My solution to this problem for my two middle school girls is to do Morning Pages, a daily morning creative writing time that we do as part of our circle time. We have the poem we are working on memorizing for the week, our quick beanbag game or other math facts review, and then Morning Pages. I learned about MP when I was taking a seminar with the National Writing Project. Our version lasts about 15 minutes. Everyone has a MP journal. We have a daily prompt, which is always optional. We set the countdown timer. You write without talking and without stopping until the chime. And then you can share, which is always optional.

Of all the magazines my husband brings home from work, when they are about to discard them, the girls ADORE Architectural Digestthe most. They've moved on from cooking and homemaking magazines to this beautifully photographed magazine showing what wealth and good taste can to do a home, in a world where nothing is too expensive.

I pulled 16 images from the two issues we had on hand: July 2014 and November 2014.

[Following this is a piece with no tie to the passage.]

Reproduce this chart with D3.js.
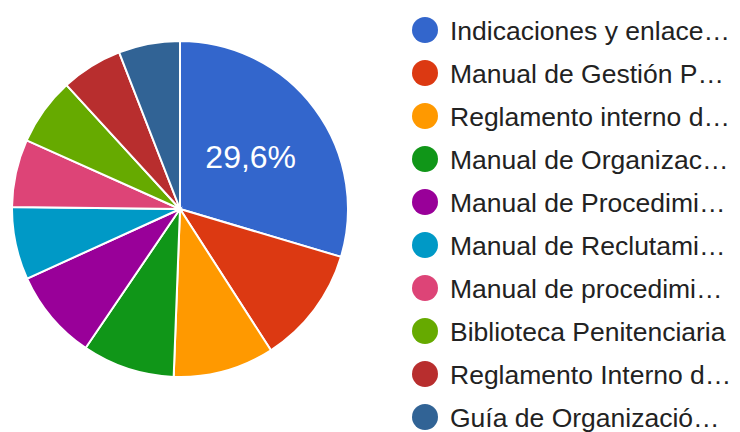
<!DOCTYPE html>
<html>
<head>
<meta charset="utf-8">
<script src="https://cdn.jsdelivr.net/npm/d3@7"></script>
<style>
  html, body { margin: 0; padding: 0; background: #ffffff; }
  svg { display: block; }
</style>
</head>
<body>
<svg id="chart" width="740" height="432"></svg>
<script>
const categories = [
  "Indicaciones y enlace…",
  "Manual de Gestión P…",
  "Reglamento interno d…",
  "Manual de Organizac…",
  "Manual de Procedimi…",
  "Manual de Reclutami…",
  "Manual de procedimi…",
  "Biblioteca Penitenciaria",
  "Reglamento Interno d…",
  "Guía de Organizació…"
];
const values = [29.6, 11.3, 9.7, 8.9, 8.7, 7.0, 6.5, 6.5, 5.9, 5.9];
const colors = ["#3366cc", "#dc3912", "#ff9900", "#109618", "#990099",
                "#0099c6", "#dd4477", "#66aa00", "#b82e2e", "#316395"];

const svg = d3.select("#chart");
const cx = 180, cy = 209, r = 168;
const font = "Arial, 'Liberation Sans', sans-serif";

const data = categories.map((c, i) => ({ name: c, value: values[i], color: colors[i] }));
const total = d3.sum(values);

const pie = d3.pie().value(d => d.value).sort(null);
const arc = d3.arc().innerRadius(0).outerRadius(r);
const arcs = pie(data);

const g = svg.append("g").attr("transform", `translate(${cx},${cy})`);
g.selectAll("path").data(arcs).enter().append("path")
  .attr("d", arc)
  .attr("fill", d => d.data.color)
  .attr("stroke", "#ffffff")
  .attr("stroke-width", 2);

const fmt = v => (v).toFixed(1).replace(".", ",") + "%";
const labelArc = d3.arc().innerRadius(r * 0.525).outerRadius(r * 0.525);
g.selectAll("text.slice").data(arcs.filter(d => (d.endAngle - d.startAngle) / (2 * Math.PI) > 0.2))
  .enter().append("text")
  .attr("class", "slice")
  .attr("transform", d => `translate(${labelArc.centroid(d)})`)
  .attr("text-anchor", "middle")
  .attr("dy", "0.36em")
  .attr("fill", "#ffffff")
  .style("font-family", font)
  .style("font-size", "32px")
  .text(d => fmt(d.data.value / total * 100));

const legendY = d3.scalePoint().domain(categories).range([30, 417]);
const lg = svg.append("g");
const items = lg.selectAll("g").data(data).enter().append("g")
  .attr("transform", d => `translate(0,${legendY(d.name)})`);
items.append("circle").attr("cx", 425).attr("cy", 0).attr("r", 13).attr("fill", d => d.color);
items.append("text")
  .attr("x", 450).attr("y", 0).attr("dy", "0.36em")
  .attr("fill", "#222222")
  .style("font-family", font)
  .style("font-size", "26.5px")
  .text(d => d.name);
</script>
</body>
</html>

The girls used them to do the first lesson "Truisms" in Reviving The Essay: How To Teach Structure Without Formula

This is our first work inspired by the very talented Gretchen Bernabei. She gives a series of exercises to help students first make a personal connection to the writing prompt, and then she strengthens their writing skills from there. The other book I'm using for MP prompts -- a reliable favorite -- is Journal Fodder 365: Daily Doses of Inspiration for the Art Addict

A truism is a universal idea, something that is true about the world or about people, regardless of who they are or where they live. I was REALLY happy with what the girls came up with:



Natalie: "Life isn't always full of happy moments."



Natalie: "There are many steps on the path to success."



Leah: "A room can tell a lot about a person."




Leah: "Christmas is nothing without someone to enjoy it with you."



Natalie: "Nobody bakes perfectly without a little practice."






Natalie: "Life isn't always a sunny day."




Leah: "In time things crumble to dust, but friendships and family stay the same."



Leah: "Some people like order; some hate it."
Leah: "Pristine can take the beauty out of nature."



Natalie: "Not everybody sells all their wares the first time."



Leah: "Size isn't universal."
Leah: "What's comfy to one could be uncomfy to the next."



Leah: "Some people look past wealth to the beauty within, while others get stuck on the money."


In the third step of the exercise, I wrote the open-ended phrase "something surprising" up on the board. They were to draw for 2 minutes the first thing that came into their minds when they heard those words. Then they were to treat their sketch like one of the pictures from the magazine, and write a truism. The girls were tickled when they found out they both drew a surprise birthday party! But they had different truisms.

Natalie: "Not every moment spent together is a happy one."
Leah: "Life's full of surprises: some good, some bad."


By the way, I was looking back through a blog post from 2007 and realized that I've stuck some very useful teaching ideas in here, and not linked them back to the website with the appropriate grade level, so I will be going back through the previous 977 posts and tagging them with key words. EEEEK.